New Lead in the 1968 Disappearance of 8-Year-Old David Adams

Denise Grollmus at our sister site True Crime Report has details of a new lead in the 1968 disappearance of 8-year-old David Adams.

"It was May 3, 1968 when David Adams vanished. The 8-year-old was walking home from a friend's house in Issaquah when he disappeared. As soon as his parents reported David missing, authorities began a massive search."

"A thousand volunteers and a dozen tracking dogs combed the woods surrounding Issaquah, which had a population of no more than 4,000 at the time. Marine helicopters used infrared technology, hoping to track his body. But nothing ever turned up -- not a single clue or a shred of evidence. Police assumed he'd fallen down a mine shaft or was attacked by a cougar. No one ever suspected any foul play.

Now, 41 years later, police say they have a new lead in the boy's disappearance.

On April 6, the King County Sheriff's Department announced the creation of a new cold case unit that would be examining 193 homicide and missing person's cases dating back as far as 1942. David's file was among them.

Less than a year after reopening the case, investigators determined that he probably wasn't dragged off by a mountain lion. He was most likely abducted.
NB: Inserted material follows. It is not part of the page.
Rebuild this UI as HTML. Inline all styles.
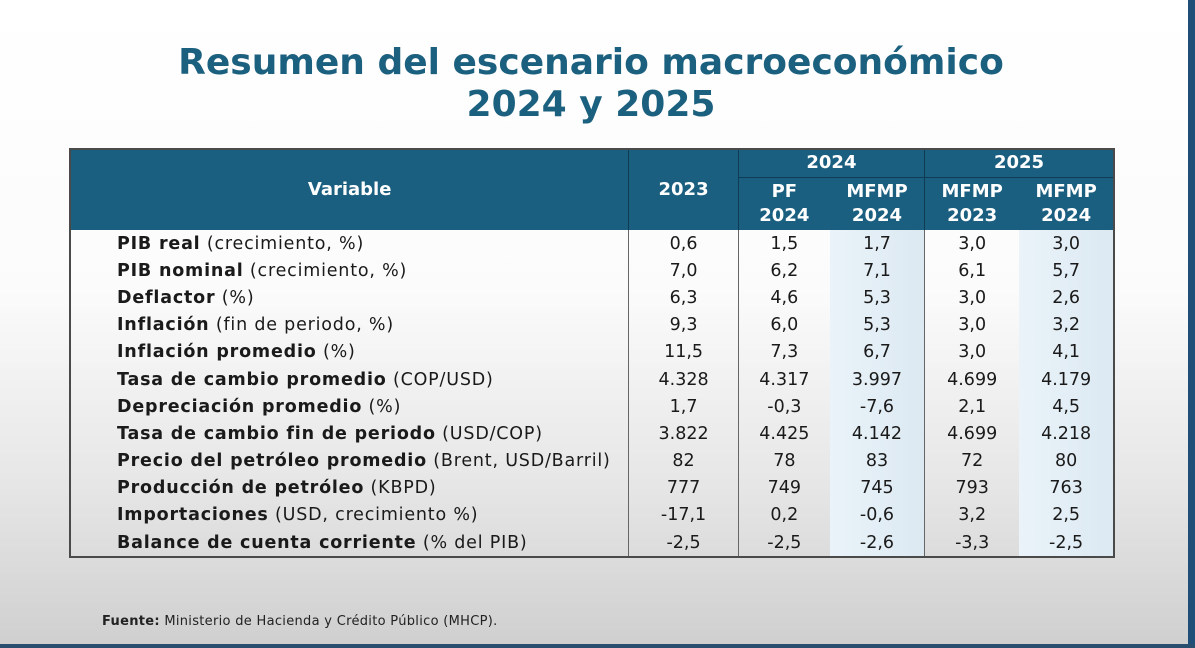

Detective Scott Tompkins followed up on an old tip that pointed to the boy's neighbor as a person of interest. Original police reports put the man, who was 20-years-old at the time, in the same area as David just minutes before he disappeared. Tracking dogs did catch David's scent up to the man's house, but a body was never found.
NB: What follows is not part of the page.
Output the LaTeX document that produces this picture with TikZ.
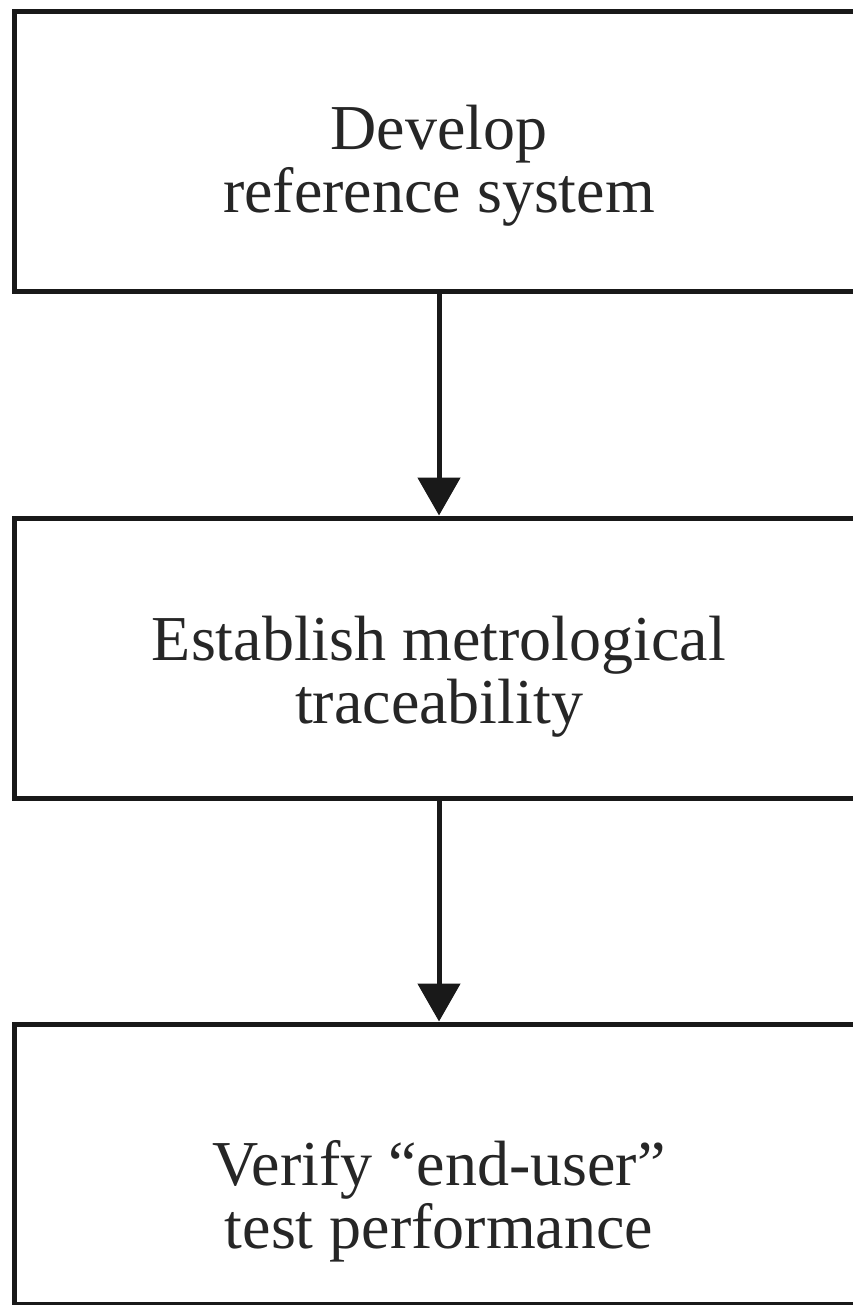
\documentclass[tikz,border=0pt]{standalone}
\usepackage{fontspec}
\setmainfont{Liberation Serif}
\usetikzlibrary{arrows.meta}
\begin{document}
\begin{tikzpicture}[x=1pt,y=-1pt,
  stagebox/.style={draw=black!90, line width=5pt, rectangle, minimum width=849pt, minimum height=280pt, inner sep=0pt},
  stagetext/.style={align=center, text=black!85, font=\fontsize{64}{63}\selectfont, inner sep=0pt},
  flow/.style={draw=black!90, line width=5pt, -{Triangle[length=38pt,width=42pt]}}]
\useasboundingbox (0,0) rectangle (853,1305);
\clip (0,0) rectangle (853,1305);
\fill[white] (0,0) rectangle (853,1305);
\node[stagebox] (b1) at (439,152) {};
\node[stagebox] (b2) at (439,658) {};
\node[stagebox] (b3) at (439,1164) {};
\node[stagetext] (t1) at ([yshift=-14pt]b1.center) {Develop\\reference system};
\node[stagetext] (t2) at ([yshift=-18.5pt]b2.center) {Establish metrological\\traceability};
\node[stagetext] (t3) at ([yshift=-37pt]b3.center) {Verify “end-user”\\test performance};
\draw[flow] (b1.south) -- (b2.north);
\draw[flow] (b2.south) -- (b3.north);
\end{tikzpicture}
\end{document}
Earlier this year, Tompkins had the telephone records of that man subpoenaed. Apparently, the man -- whose name has not yet been released because there are no charges yet -- was trying to steer potential witnesses away from authorities. The suspect -- now 61-years-old and still living in the area -- may have also been talking with someone about his connection to boy's disappearance.

David's mother, Ann Adams, still gets choked up when she talks about the day her son went missing. She also says she never believed that his disappearance was an accident.

As police continue to interview more witnesses, her hunch may be proven right."